Effective modelling is an essential component of validating company valuations , especially in difficult fund-raising environments such as current market conditions. As such it is imperative that models are supported by accurate and timely internal and external data.
There are 4 main methods for creating believable and supported model assumptions. These methods can be used individually or in combination.
|Historical Financials / Track Record / Case Studies
|When there are historical operations – the support is reasonably straight forward unless it is expected that operations will change dramatically to achieve a higher valuation / better outcome. In the case of changing operations – it is also important to support the plans for them to achieve the highest valuation or best outcomes.
|Traction / Pipeline
|When there is traction, often demonstrated by a pipeline, the momentum should be well documented and translated into financial variables. For example, when revenues are expected to increase substantially it is best to have a robust pipeline which supports that increase in revenues. Read “How To Create a Pipeline: Pipeline is Not Revenue”
|Peer / Comparables Analysis
|When another company has achieved some or part of expected growth plans (even if their industry or operations are not the same but are comparable enough to be a relevant comparison). It is a good sign if another company has accomplished some aspect of a growth plan. The experience of the other company can help support growth assumptions and valuations.
|Economic Data / Research
|When there are major business drivers that are dependent upon macro-economic factors such as sector growth rates, inflation rates and currency fluctuations.
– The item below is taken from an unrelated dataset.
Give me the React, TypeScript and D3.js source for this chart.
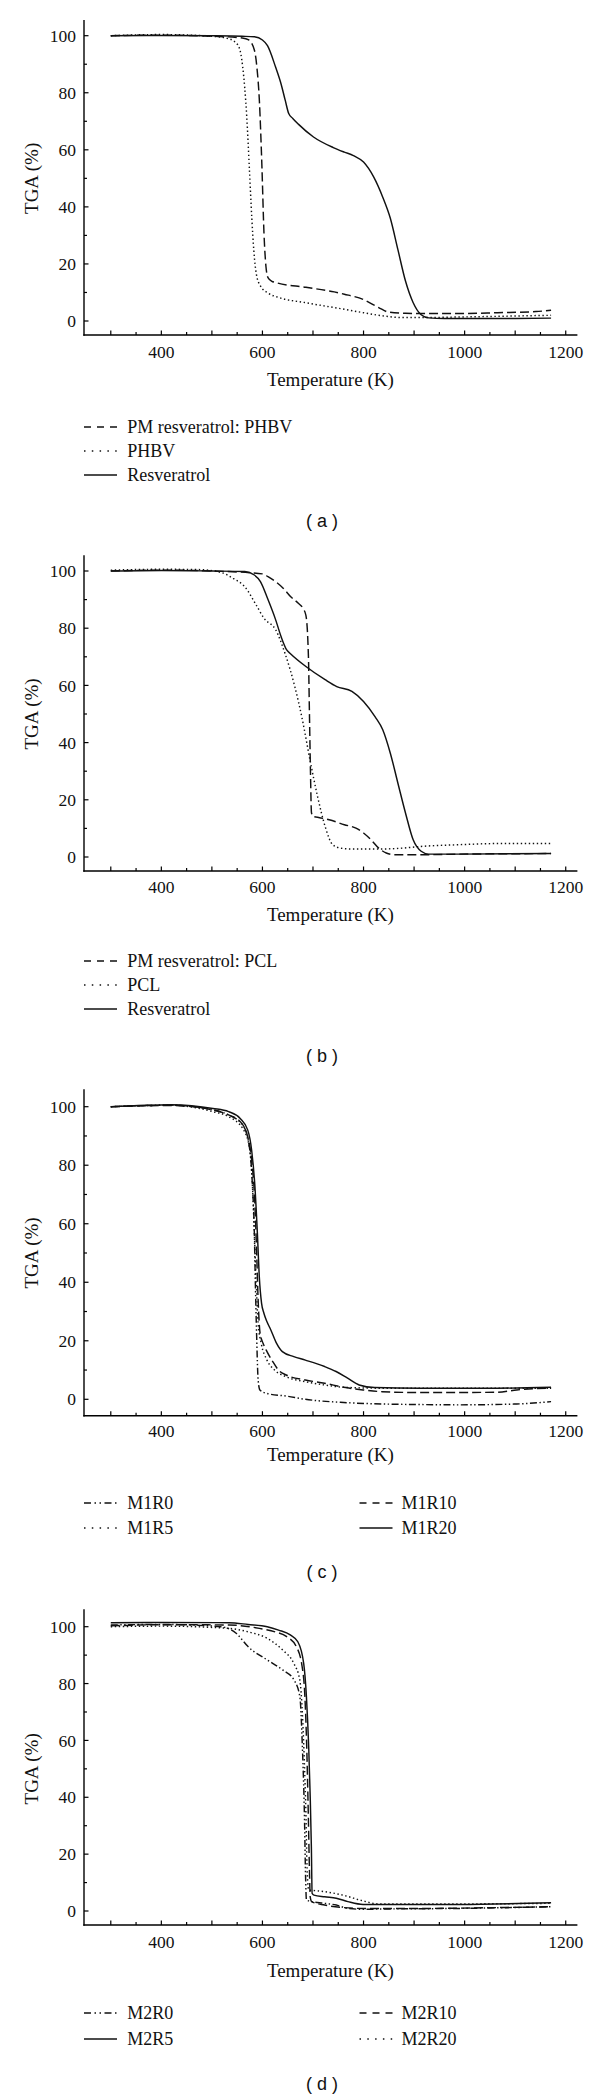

For example, if model growth rates exceed relevant sector growth rates, it is possible for model revenues to eventually exceed the total sector value, which would not be realistic outcome, unless the model is assuming a change in sector growth. (which would then need to be supported).
No organization is “just a model” and there are many factors that drive business growth. However, those who capture the financial aspects of growth will have the best foundation for obtaining the highest valuation.